As a reminder the command is
./vgdb "$@" -c v.kill
more precisely
./vgdb --vgdb-prefix=./vgdb-prefix-mcinvokeWS --wait=60 -c v.wait 0 -c v.kill
--wait controls the effort to find the FIFOs. It's the number of times vgdb will scan the directory for the FIFOs, with a 1s delay between each attempt.
--vgdb-prefix prefix of FIFOs to look for
-c commands
pretty cheesy command line parsing here
when a -c is seen an entry is added in 'commands'. This is a VLA allocated in main of char*s of size argc. The entry is just a 1 char array initialized to '\0'
then when any other string is encountered the last 'commands' entry is realloc'd and the string added this will be repeated with space separation
so we will have 2 entries in 'commands': "v.wait 0" "v.kill"

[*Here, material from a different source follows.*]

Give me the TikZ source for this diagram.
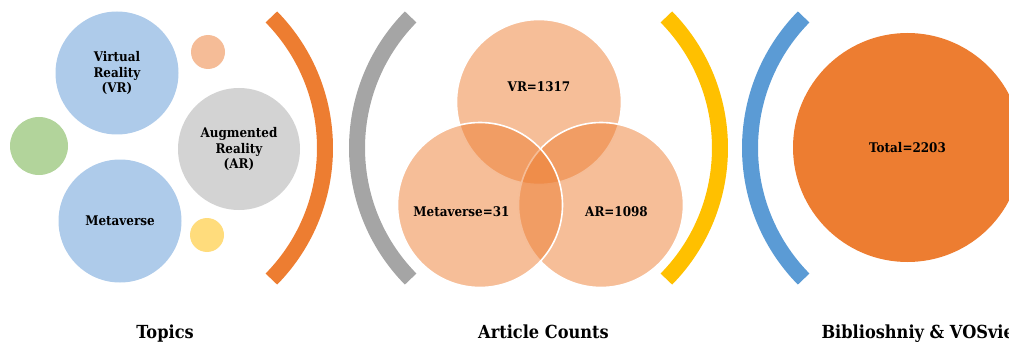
\documentclass[tikz,border=0pt]{standalone}
\usepackage{fontspec}
\setmainfont{DejaVu Serif}[FakeStretch=0.9]
\begin{document}
\begin{tikzpicture}[x=1pt,y=-1pt,
  bubble/.style={circle,inner sep=0pt,minimum size=#1,align=center,
    font=\bfseries\fontsize{13.3}{15.5}\selectfont,text=black},
  venn/.style={circle,inner sep=0pt,minimum size=165pt,fill=vennor,
    fill opacity=0.5,draw=white,draw opacity=1,line width=1.6pt},
  vlabel/.style={font=\bfseries\fontsize{13.3}{15.5}\selectfont,text=black},
  caption/.style={font=\bfseries\fontsize{18}{20}\selectfont,text=black,anchor=base},
  bracket/.style={line width=16pt}
]
\definecolor{vennor}{HTML}{ED7D31}
\definecolor{orangeA}{HTML}{ED7D31}
\definecolor{grayA}{HTML}{A5A5A5}
\definecolor{yellowA}{HTML}{FFC000}
\definecolor{blueA}{HTML}{5B9BD5}
\definecolor{lblue}{HTML}{AECBEA}
\definecolor{lgray}{HTML}{D3D3D3}
\definecolor{lgreen}{HTML}{B2D49B}
\definecolor{lorange}{HTML}{F5BC97}
\definecolor{lyellow}{HTML}{FFDC7C}

\useasboundingbox (0,0) rectangle (1009,342);
\clip (0,0) rectangle (1009,342);

% Topics panel
\node[bubble=123pt,fill=lblue] (vr) at (117,73) {Virtual\\Reality\\(VR)};
\node[bubble=58pt,fill=lgreen] (green) at (39,146) {};
\node[bubble=123pt,fill=lblue] (meta) at (120,221) {Metaverse};
\node[bubble=122pt,fill=lgray] (ar) at (239,149) {Augmented\\Reality\\(AR)};
\node[bubble=34pt,fill=lorange] (dotA) at (208,52) {};
\node[bubble=34pt,fill=lyellow] (dotB) at (207,235) {};

% bracket arcs
\coordinate (c1) at (138,148);
\coordinate (c2) at (544,148);
\coordinate (c3) at (533,148);
\coordinate (c4) at (937,148);
\draw[bracket,orangeA] ([shift={(-44.5:187pt)}]c1) arc[start angle=-44.5,end angle=44.5,radius=187pt];
\draw[bracket,grayA] ([shift={(135.5:187pt)}]c2) arc[start angle=135.5,end angle=224.5,radius=187pt];
\draw[bracket,yellowA] ([shift={(-44.5:187pt)}]c3) arc[start angle=-44.5,end angle=44.5,radius=187pt];
\draw[bracket,blueA] ([shift={(135.5:187pt)}]c4) arc[start angle=135.5,end angle=224.5,radius=187pt];

% Article counts (Venn)
\node[venn] (vvr) at (539,102) {};
\node[venn] (var) at (601,205) {};
\node[venn] (vmeta) at (480,205) {};
\node[vlabel] (lvr) at (539,87) {VR=1317};
\node[vlabel] (lmeta) at (461.5,212) {Metaverse=31};
\node[vlabel] (lar) at (616.5,212) {AR=1098};

% Total
\node[bubble=229pt,fill=orangeA] (total) at (907.5,147.5) {Total=2203};

% captions
\node[caption] (capA) at (165,338) {Topics};
\node[caption] (capB) at (543.5,338) {Article Counts};
\node[caption,anchor=base west] (capC) at (818,338) {Biblioshniy \& VOSviewer};
\end{tikzpicture}
\end{document}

After the command line parsing, vgdb will either setup gdb relay (presumably to send monitor commands) or just directly send the comands. I think that vgdb then creates a thread:
if (max_invoke_ms > 0 || cmd_time_out != NEVER) pthread_create(&invoke_gdbserver_in_valgrind_thread, NULL, invoke_gdbserver_in_valgrind, (void *) &pid);
Then vgdb sends wakeup messages down the pipe, with half second delays. Is the write blocking? Don't think so.

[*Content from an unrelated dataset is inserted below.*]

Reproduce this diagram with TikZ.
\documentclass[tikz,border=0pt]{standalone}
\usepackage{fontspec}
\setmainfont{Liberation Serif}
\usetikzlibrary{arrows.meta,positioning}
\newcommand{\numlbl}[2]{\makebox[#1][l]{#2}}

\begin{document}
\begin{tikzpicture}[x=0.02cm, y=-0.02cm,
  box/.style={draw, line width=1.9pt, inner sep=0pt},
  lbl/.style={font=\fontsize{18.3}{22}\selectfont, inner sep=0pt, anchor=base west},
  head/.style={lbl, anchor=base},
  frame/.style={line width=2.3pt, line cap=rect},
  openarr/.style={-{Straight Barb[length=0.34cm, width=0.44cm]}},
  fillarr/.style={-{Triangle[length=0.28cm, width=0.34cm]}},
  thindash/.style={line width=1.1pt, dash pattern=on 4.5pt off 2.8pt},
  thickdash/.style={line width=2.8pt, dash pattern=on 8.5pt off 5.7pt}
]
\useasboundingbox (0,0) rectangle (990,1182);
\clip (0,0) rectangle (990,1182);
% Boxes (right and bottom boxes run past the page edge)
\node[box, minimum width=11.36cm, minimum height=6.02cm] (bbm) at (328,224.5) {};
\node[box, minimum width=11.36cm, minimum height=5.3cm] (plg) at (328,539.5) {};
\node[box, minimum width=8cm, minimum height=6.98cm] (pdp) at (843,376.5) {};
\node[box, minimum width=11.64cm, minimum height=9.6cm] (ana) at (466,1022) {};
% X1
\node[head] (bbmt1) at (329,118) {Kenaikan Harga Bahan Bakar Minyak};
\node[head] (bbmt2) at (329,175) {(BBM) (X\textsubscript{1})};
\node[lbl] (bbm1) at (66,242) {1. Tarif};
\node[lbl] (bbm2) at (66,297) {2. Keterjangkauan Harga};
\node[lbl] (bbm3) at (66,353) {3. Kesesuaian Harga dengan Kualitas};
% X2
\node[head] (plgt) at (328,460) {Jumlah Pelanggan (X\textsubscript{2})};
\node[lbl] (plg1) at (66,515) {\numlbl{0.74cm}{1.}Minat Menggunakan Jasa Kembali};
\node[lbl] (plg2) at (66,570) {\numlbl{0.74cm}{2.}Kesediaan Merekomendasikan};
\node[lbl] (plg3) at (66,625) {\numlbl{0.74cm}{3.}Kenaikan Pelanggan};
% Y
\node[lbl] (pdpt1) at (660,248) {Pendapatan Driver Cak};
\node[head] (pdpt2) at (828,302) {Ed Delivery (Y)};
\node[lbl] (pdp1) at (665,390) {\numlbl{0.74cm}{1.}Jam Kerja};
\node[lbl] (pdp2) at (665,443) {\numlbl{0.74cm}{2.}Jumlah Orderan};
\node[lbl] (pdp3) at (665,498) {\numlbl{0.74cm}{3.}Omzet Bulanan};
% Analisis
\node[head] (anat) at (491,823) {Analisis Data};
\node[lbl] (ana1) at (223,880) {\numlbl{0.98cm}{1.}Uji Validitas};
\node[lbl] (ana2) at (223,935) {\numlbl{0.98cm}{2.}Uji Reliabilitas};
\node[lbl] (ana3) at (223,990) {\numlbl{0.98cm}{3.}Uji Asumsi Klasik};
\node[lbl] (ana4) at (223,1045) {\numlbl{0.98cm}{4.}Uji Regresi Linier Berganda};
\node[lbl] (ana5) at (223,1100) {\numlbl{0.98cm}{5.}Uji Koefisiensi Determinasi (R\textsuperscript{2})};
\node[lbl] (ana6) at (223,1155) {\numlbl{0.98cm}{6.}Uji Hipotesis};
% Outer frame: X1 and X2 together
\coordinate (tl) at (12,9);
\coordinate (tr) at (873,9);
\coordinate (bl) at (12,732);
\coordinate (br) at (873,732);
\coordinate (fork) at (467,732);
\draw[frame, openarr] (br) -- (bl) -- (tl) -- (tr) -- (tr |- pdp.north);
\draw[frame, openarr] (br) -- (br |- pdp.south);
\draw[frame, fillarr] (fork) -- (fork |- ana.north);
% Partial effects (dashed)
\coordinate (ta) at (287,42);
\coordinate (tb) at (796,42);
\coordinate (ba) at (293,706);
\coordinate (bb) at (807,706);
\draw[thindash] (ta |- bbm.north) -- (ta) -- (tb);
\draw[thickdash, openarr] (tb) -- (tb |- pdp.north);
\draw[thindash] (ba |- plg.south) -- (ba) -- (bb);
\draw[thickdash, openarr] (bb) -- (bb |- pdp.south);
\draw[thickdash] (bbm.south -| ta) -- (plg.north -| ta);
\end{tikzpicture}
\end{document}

Meanwhile the thread is watching the amount of data written by vgdb but not read by valgrind, it has a lot of timer stuff as well,
Note
and
/ Convenience macros for operations on timevals. NOTE: `timercmp' does not work for >= or <=. /
define timerisset(tvp) ((tvp)->tv_sec || (tvp)->tv_usec)
define timerclear(tvp) ((tvp)->tv_sec = (tvp)->tv_usec = 0)

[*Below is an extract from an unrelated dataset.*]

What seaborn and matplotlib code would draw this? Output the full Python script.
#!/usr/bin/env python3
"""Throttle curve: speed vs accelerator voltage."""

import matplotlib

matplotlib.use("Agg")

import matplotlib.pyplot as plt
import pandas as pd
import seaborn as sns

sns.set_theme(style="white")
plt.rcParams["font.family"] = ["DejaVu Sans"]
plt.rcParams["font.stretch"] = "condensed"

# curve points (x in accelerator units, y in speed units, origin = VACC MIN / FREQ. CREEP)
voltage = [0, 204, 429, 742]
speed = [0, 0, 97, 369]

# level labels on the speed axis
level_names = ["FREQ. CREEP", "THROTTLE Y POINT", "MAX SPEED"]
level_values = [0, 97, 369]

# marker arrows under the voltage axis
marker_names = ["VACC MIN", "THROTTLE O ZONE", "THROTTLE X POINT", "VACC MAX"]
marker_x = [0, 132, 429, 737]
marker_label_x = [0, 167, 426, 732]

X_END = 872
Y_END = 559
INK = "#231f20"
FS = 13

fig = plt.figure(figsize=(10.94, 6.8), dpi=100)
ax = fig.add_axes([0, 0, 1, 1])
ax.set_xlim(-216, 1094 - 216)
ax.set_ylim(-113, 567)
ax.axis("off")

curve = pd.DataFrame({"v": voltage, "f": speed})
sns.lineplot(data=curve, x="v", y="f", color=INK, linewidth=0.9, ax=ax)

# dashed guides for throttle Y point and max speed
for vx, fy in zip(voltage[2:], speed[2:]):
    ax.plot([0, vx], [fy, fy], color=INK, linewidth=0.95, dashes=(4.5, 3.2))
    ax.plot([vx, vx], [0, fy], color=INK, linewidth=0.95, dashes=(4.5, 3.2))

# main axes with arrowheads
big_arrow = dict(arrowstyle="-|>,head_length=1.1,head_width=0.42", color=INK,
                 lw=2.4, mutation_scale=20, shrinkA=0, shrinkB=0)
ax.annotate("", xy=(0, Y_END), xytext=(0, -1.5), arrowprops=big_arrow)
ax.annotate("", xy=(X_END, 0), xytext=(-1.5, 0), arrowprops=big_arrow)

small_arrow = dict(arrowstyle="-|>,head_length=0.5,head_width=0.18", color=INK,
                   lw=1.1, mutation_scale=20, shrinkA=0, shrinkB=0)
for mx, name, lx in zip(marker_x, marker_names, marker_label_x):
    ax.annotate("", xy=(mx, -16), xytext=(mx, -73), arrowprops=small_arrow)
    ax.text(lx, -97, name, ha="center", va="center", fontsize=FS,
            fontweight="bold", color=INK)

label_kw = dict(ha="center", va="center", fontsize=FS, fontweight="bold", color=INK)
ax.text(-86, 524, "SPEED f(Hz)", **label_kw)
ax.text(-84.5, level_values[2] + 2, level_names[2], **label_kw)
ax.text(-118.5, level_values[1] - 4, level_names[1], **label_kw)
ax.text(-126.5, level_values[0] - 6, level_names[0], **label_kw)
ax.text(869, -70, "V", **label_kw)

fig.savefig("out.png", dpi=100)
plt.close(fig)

define timercmp(a, b, CMP) \
(((a)->tv_sec == (b)->tv_sec) ? \ ((a)->tv_usec CMP (b)->tv_usec) : \ ((a)->tv_sec CMP (b)->tv_sec))
maybe that should be ! timercmp <
basically I think that this is saying "data is waiting and I'm timing out" so it calls
invoker_invoke_gdbserver
Back to standalone_send_commands
It then sets up no-ack mode and starts sending the commands
Conveniently the command is converted to hex.
Then it reads a packet and checks there is no error.
Back over in Valgrind
handle_gdb_valgrind_command
this converts the string into a number
It then does a poll with timeout, in this case 0, so really just checking for signals
Now, kill
This calls
kill_request ("monitor command request to kill this process\n");
==
VG(umsg) ("%s", msg); VG(exit) (0);
That's one of the missing strings. It's a kind of prints. I did think that exit might happen before the printf buffer gets flushed.
static void exit_wrk( Int status, Bool gdbserver_call_allowed)
Need to look at that gdbserver stuff
Looks like this calls
VG_(gdbserver_exit)
there's a lot of stuff happening there
finally, syscall exit
I think that valgrind must be exiting before vgdb sends v.kill
Hust adding some echos to the invoker script:
--- mcinvokeWS.stdoutB.exp 2021-12-11 13:51:21.127534000 +0100 +++ mcinvokeWS.stdoutB.out 2022-06-17 08:24:12.446625000 +0200 @@ -18,6 +18,7 @@ gdbserver: continuing after wait ... gdbserver: continuing in 0 ms ... gdbserver: continuing after wait ... +killing vg with vgdb gdbserver: continuing in 0 ms ... gdbserver: continuing after wait ... -monitor command request to kill this process +killed vg with vgdb
As noted above the two commands are wait 0 kill
we're seeing the wait 0 output but not the kill
I presume that proves the valgrind hasn't terminated before the wait 0 command.
What is happening next? Is valgrind terminating before the kill, or is the kill being received and valgrind terminating before output gets printed?